Dodik spoke after a meeting of leaders of all Bosnian Serb political parties to discuss the imposition on Friday by U.N. High Representative to Bosnia Valentin Inzko of changes to the country’s criminal code. The imposed changes introduce prison sentences of up to five years for genocide denial and the glorification of war criminals.
Dodik repeatedly said over the weekend that Inzko’s decision should serve as a final push for secession of Bosnian Serb lands from the rest of the country.
In a decision published after their meeting on Monday, Bosnian Serb political representatives said they considered Inzko’s decision “unacceptable and void,” announcing they will confront it by boycotting the work of the country’s multi-ethnic presidency, parliament and government.
Under the terms of the 1995 Dayton Peace Agreement that ended Bosnia’s 1992-95 interethnic war, the country was carved into highly autonomous Serb-run Republika Srpska and a federation shared by Bosniaks and Croats.

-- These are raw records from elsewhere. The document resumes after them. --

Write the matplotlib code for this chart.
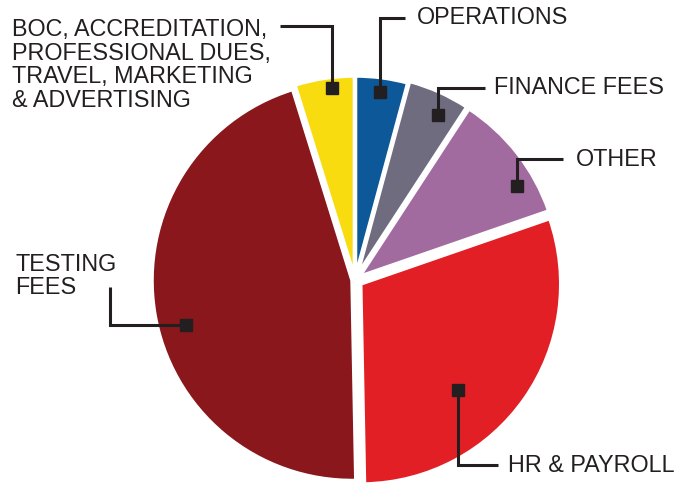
import matplotlib
matplotlib.use("Agg")
import matplotlib.pyplot as plt
import numpy as np

plt.rcParams['font.family'] = ['Liberation Sans', 'DejaVu Sans']

# slices, clockwise from 12 o'clock
labels = ["OPERATIONS", "FINANCE FEES", "OTHER", "HR & PAYROLL", "TESTING\nFEES",
          "BOC, ACCREDITATION,\nPROFESSIONAL DUES,\nTRAVEL, MARKETING\n& ADVERTISING"]
values = [4.2, 5.0, 10.5, 30.0, 45.5, 4.8]
colors = ["#0d5899", "#6f6c80", "#a26b9f", "#e31f26", "#89171b", "#f8dc10"]
explode = [0.02, 0.03, 0.03, 0.035, 0.015, 0.02]

# label layout (data units, pie radius = 1): marker, elbow, line end, text anchor
marker_pos = [(0.125, 0.94), (0.415, 0.825), (0.81, 0.47), (0.515, -0.55), (-0.845, -0.225), (-0.115, 0.96)]
elbow_pos = [(0.125, 1.31), (0.415, 0.96), (0.81, 0.605), (0.515, -0.925), (-1.225, -0.225), (-0.115, 1.27)]
end_pos = [(0.25, 1.31), (0.65, 0.96), (1.04, 0.605), (0.715, -0.925), (-1.225, -0.035), (-0.375, 1.27)]
text_pos = [(0.31, 1.31), (0.695, 0.96), (1.105, 0.605), (0.765, -0.93), (-1.70, 0.02), (-1.715, 1.075)]

fig = plt.figure(figsize=(6.89, 4.84), dpi=100)
ax = fig.add_axes([0, 0, 1, 1])
ax.pie(values, colors=colors, explode=explode, startangle=90, counterclock=False,
       radius=1.0, wedgeprops=dict(edgecolor="white", linewidth=2.5))

ink = "#231f20"
for lab, m, e, n, t in zip(labels, marker_pos, elbow_pos, end_pos, text_pos):
    ax.plot([m[0], e[0], n[0]], [m[1], e[1], n[1]], color=ink, lw=2.2, solid_capstyle="butt",
            solid_joinstyle="miter")
    ax.plot(m[0], m[1], marker="s", ms=8.5, color=ink)
    ax.text(t[0], t[1], lab, fontsize=16.8, color=ink, ha="left", va="center", linespacing=1.03)

ax.set_xlim(-1.775, 1.67)
ax.set_ylim(-1.02, 1.40)
ax.set_aspect("equal")
ax.axis("off")
fig.savefig("out.png", dpi=100, facecolor="white")
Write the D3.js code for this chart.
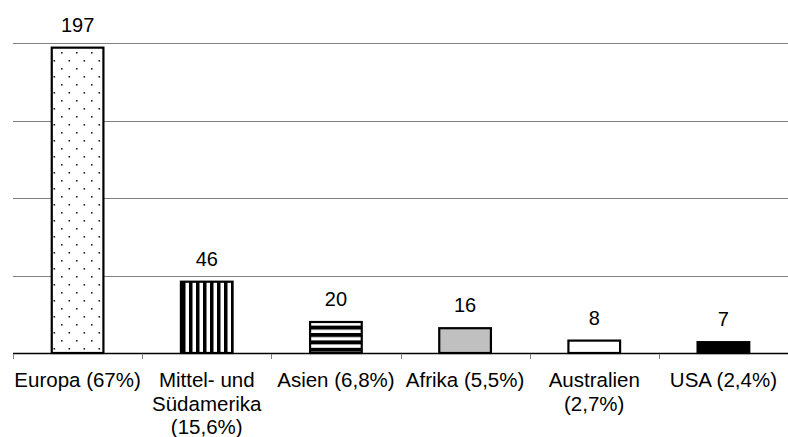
<!DOCTYPE html>
<html><head><meta charset="utf-8">
<script src="https://cdn.jsdelivr.net/npm/d3@7"></script>
<style>body{margin:0;background:#fff}svg{display:block}text{font-family:"Liberation Sans",Arial,sans-serif;fill:#000}</style>
</head><body>
<svg id="c" width="788" height="437"></svg>
<script>
const categories = ["Europa (67%)", "Mittel- und\nSüdamerika\n(15,6%)", "Asien (6,8%)", "Afrika (5,5%)", "Australien\n(2,7%)", "USA (2,4%)"];
const values = [197, 46, 20, 16, 8, 7];
const fills = ["url(#dots)", "url(#vstripes)", "url(#hstripes)", "#c0c0c0", "#ffffff", "#000000"];
const yTicks = [0, 50, 100, 150, 200];

const svg = d3.select("#c");
const m = {l: 13, r: 0, t: 43, b: 84};
const W = 788, H = 437;
const x = d3.scaleBand().domain(categories).range([m.l, W - m.r]).paddingInner(0).paddingOuter(0);
const y = d3.scaleLinear().domain([0, 200]).range([H - m.b, m.t]);

const defs = svg.append("defs");
const pd = defs.append("pattern").attr("id","dots").attr("patternUnits","userSpaceOnUse").attr("width",15).attr("height",16);
pd.append("rect").attr("width",15).attr("height",16).attr("fill","#fff");
pd.append("rect").attr("x",1).attr("y",4).attr("width",1.6).attr("height",1.6).attr("fill","#222");
pd.append("rect").attr("x",8.5).attr("y",12).attr("width",1.6).attr("height",1.6).attr("fill","#222");
const pv = defs.append("pattern").attr("id","vstripes").attr("patternUnits","userSpaceOnUse").attr("width",7).attr("height",10).attr("x",0);
pv.append("rect").attr("width",7).attr("height",10).attr("fill","#fff");
pv.append("rect").attr("x",0).attr("width",3.5).attr("height",10).attr("fill","#000");
const ph = defs.append("pattern").attr("id","hstripes").attr("patternUnits","userSpaceOnUse").attr("width",10).attr("height",7.4);
ph.append("rect").attr("width",10).attr("height",7.4).attr("fill","#fff");
ph.append("rect").attr("y",0).attr("width",10).attr("height",4).attr("fill","#000");

// gridlines
svg.append("g").selectAll("line").data(yTicks.filter(d => d > 0)).join("line")
  .attr("x1", m.l).attr("x2", W - m.r)
  .attr("y1", d => Math.round(y(d)) + 0.5).attr("y2", d => Math.round(y(d)) + 0.5)
  .attr("stroke", "#808080").attr("stroke-width", 1);

// bars
const bw = x.bandwidth() * 0.4;
svg.append("g").selectAll("rect").data(values).join("rect")
  .attr("x", (d, i) => x(categories[i]) + (x.bandwidth() - bw) / 2)
  .attr("y", d => y(d))
  .attr("width", bw)
  .attr("height", d => y(0) - y(d))
  .attr("fill", (d, i) => fills[i])
  .attr("stroke", "#000").attr("stroke-width", 2.2);

// x axis
const ax = svg.append("g").attr("transform", `translate(0,${y(0)})`);
ax.append("line").attr("x1", m.l).attr("x2", W).attr("y1", 0.5).attr("y2", 0.5).attr("stroke", "#000").attr("stroke-width", 1.5);
const tickX = categories.map(c => x(c)).concat([W]);
ax.selectAll("line.t").data(tickX).join("line").attr("class","t")
  .attr("x1", d => Math.round(d) + 0.5).attr("x2", d => Math.round(d) + 0.5)
  .attr("y1", 1).attr("y2", 6).attr("stroke", "#808080");

// category labels
categories.forEach((c, i) => {
  const lines = c.split("\n");
  const t = svg.append("text").attr("text-anchor","middle").attr("font-size", 20.5)
    .attr("x", x(c) + x.bandwidth() / 2).attr("y", 387);
  lines.forEach((l, j) => t.append("tspan").attr("x", x(c) + x.bandwidth() / 2).attr("dy", j ? 23.5 : 0).text(l));
});

// value labels
svg.append("g").selectAll("text").data(values).join("text")
  .attr("text-anchor","middle").attr("font-size", 20)
  .attr("x", (d, i) => x(categories[i]) + x.bandwidth() / 2)
  .attr("y", d => y(d) - 16)
  .text(d => d);
</script>
</body></html>
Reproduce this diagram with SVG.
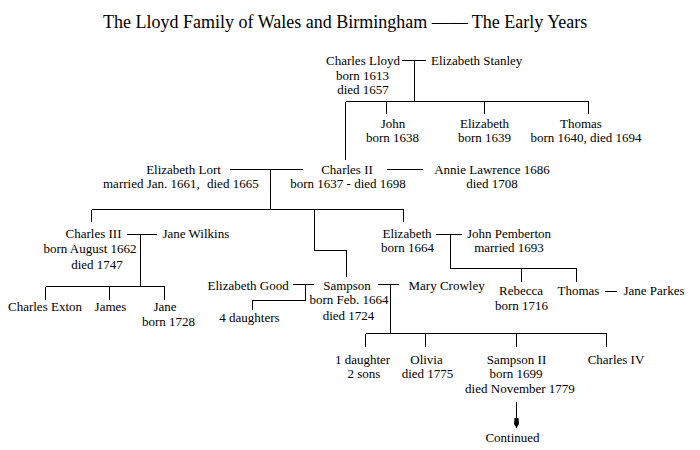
<svg xmlns="http://www.w3.org/2000/svg" width="700" height="450" viewBox="0 0 700 450">
<defs>
<style>
.t{font-family:"Liberation Serif","Times New Roman",serif;font-size:13px;fill:#000;text-anchor:middle}
.s{text-anchor:start}
.e{text-anchor:end}
.title{font-family:"Liberation Serif","Times New Roman",serif;font-size:18px;fill:#000}
.c path{fill:none;stroke:#000;stroke-width:1;shape-rendering:crispEdges}
</style>
<marker id="arr" viewBox="0 0 10 5" refX="10" refY="2.5" markerWidth="10" markerHeight="5" markerUnits="userSpaceOnUse" orient="auto">
<path d="M0,0.5 L6,0 L10,2.5 L6,5 L0,4.5 z" fill="#000"/>
</marker>
</defs>
<rect width="700" height="450" fill="#fff"/>
<text id="title" class="title" x="103" y="27.5">The Lloyd Family of Wales and Birmingham —— The Early Years</text>

<g id="connectors" class="c">
<path d="M402 60.5H426M414.5 60.5V102"/>
<path d="M345.5 101.5H589M386.5 101.5V114M484.5 101.5V114M588.5 101.5V114M345.5 101.5V160"/>
<path d="M230 169.5H303M270.5 169.5V210M387 169.5H423"/>
<path d="M91.5 209.5H403.5M91.5 209.5V222M403.5 209.5V222M314.5 209.5V250.5H346.5V277"/>
<path d="M126.5 234.5H157M140.5 234.5V286.5M45.5 286.5H164.5M45.5 286.5V300M109.5 286.5V300M164.5 286.5V300"/>
<path d="M436 234.5H462M450.5 234.5V268.5H576.5M521.5 268.5V282M576.5 268.5V282M605 291.5H617"/>
<path d="M293 284.5H314M305.5 284.5V300.5H252.5V310"/>
<path d="M378 284.5H399M390.5 284.5V333.5M365.5 333.5H606.5M365.5 333.5V347M425.5 333.5V347M516.5 333.5V347M606.5 333.5V347"/>
<path d="M516.5 402V428" marker-end="url(#arr)"/>
</g>

<g id="charles-lloyd" class="t">
<text x="363" y="65">Charles Lloyd</text>
<text x="362.5" y="79.5">born 1613</text>
<text x="363" y="94">died 1657</text>
</g>
<g id="elizabeth-stanley"><text class="t s" x="431" y="65">Elizabeth Stanley</text></g>
<g id="john" class="t">
<text x="393" y="128">John</text>
<text x="392.5" y="142">born 1638</text>
</g>
<g id="elizabeth-1639" class="t">
<text x="484.5" y="128">Elizabeth</text>
<text x="484.5" y="142">born 1639</text>
</g>
<g id="thomas-1640" class="t">
<text x="581" y="128">Thomas</text>
<text x="586" y="142">born 1640, died 1694</text>
</g>
<g id="elizabeth-lort" class="t">
<text x="183.5" y="173.5">Elizabeth Lort</text>
<text class="t s" x="103" y="188">married Jan. 1661,</text>
<text class="t s" x="207" y="188">died 1665</text>
</g>
<g id="charles-ii" class="t">
<text x="347" y="173.5">Charles II</text>
<text x="348" y="188">born 1637 - died 1698</text>
</g>
<g id="annie-lawrence" class="t">
<text x="492" y="173.5">Annie Lawrence 1686</text>
<text x="492" y="188">died 1708</text>
</g>
<g id="charles-iii" class="t">
<text x="93.5" y="238">Charles III</text>
<text x="90" y="253">born August 1662</text>
<text x="97" y="269">died 1747</text>
</g>
<g id="jane-wilkins"><text class="t s" x="162.5" y="238">Jane Wilkins</text></g>
<g id="charles-exton"><text class="t" x="45" y="311">Charles Exton</text></g>
<g id="james"><text class="t" x="110.5" y="311">James</text></g>
<g id="jane" class="t">
<text x="165" y="311">Jane</text>
<text x="168.5" y="326">born 1728</text>
</g>
<g id="elizabeth-1664" class="t">
<text x="407" y="238">Elizabeth</text>
<text x="407.5" y="252">born 1664</text>
</g>
<g id="john-pemberton" class="t">
<text x="509" y="238">John Pemberton</text>
<text x="509" y="252">married 1693</text>
</g>
<g id="rebecca" class="t">
<text x="521" y="295">Rebecca</text>
<text x="521.5" y="309.5">born 1716</text>
</g>
<g id="thomas"><text class="t" x="578.5" y="295">Thomas</text></g>
<g id="jane-parkes"><text class="t s" x="623.5" y="295">Jane Parkes</text></g>
<g id="elizabeth-good"><text class="t s" x="207.5" y="289.5">Elizabeth Good</text></g>
<g id="four-daughters"><text class="t" x="249.5" y="321.5">4 daughters</text></g>
<g id="sampson" class="t">
<text x="347" y="289.5">Sampson</text>
<text x="349" y="304">born Feb. 1664</text>
<text x="348.5" y="319.5">died 1724</text>
</g>
<g id="mary-crowley"><text class="t s" x="408.5" y="289.5">Mary Crowley</text></g>
<g id="daughter-sons" class="t">
<text x="362.5" y="363.5">1 daughter</text>
<text x="364" y="378">2 sons</text>
</g>
<g id="olivia" class="t">
<text x="426.5" y="363.5">Olivia</text>
<text x="427.5" y="378">died 1775</text>
</g>
<g id="sampson-ii" class="t">
<text x="516.5" y="363.5">Sampson II</text>
<text x="516" y="378">born 1699</text>
<text x="520" y="393">died November 1779</text>
</g>
<g id="charles-iv"><text class="t" x="616" y="363.5">Charles IV</text></g>
<g id="continued"><text class="t" x="512.5" y="442">Continued</text></g>
</svg>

The two are linked by joint institutions and all the decisions on the state level have to be reached by consensus of the three ethnic groups.
As the top international envoy overseeing implementation of the peace agreement, the High Representative was given the authority to impose laws or dismiss officials who undermine the post-war ethnic balance and reconciliation efforts.
In the immediate post-war years, the international community kept Bosnia on a reform course, pressuring its leaders to accept painful compromises in return for financial and other support.
But over a decade ago, as the international focus shifted to other global crises, Bosnia was mostly left to its own devices. This has encouraged Bosnian Serb leaders, Dodik in particular, to increasingly call into question the country’s continued existence and stoke ethnic tensions by downplaying or denying the crimes committed by their ethnic kin during the war.
They have been denying with particular gusto the scope of the 1995 massacre in Srebrenica, Europe’s only acknowledged genocide since World War II.
The International Court of Justice and the International Criminal Court for Former Yugoslavia declared the Bosnian Serb killings of more than 8,000 Bosniaks that took place in Srebrenica in July 1995 as genocide. But Bosnian Serb officials and neighboring Serbia have refused to accept the designation.
Bosnian Serbs also have honored their wartime leader, Radovan Karadzic, and military commander Ratko Mladic as heroes, although both have been convicted of genocide and sentenced to life imprisonment by a Hague-based tribunal. Murals featuring Mladic and Karadzic can be seen in many towns in the Serb-run part of Bosnia.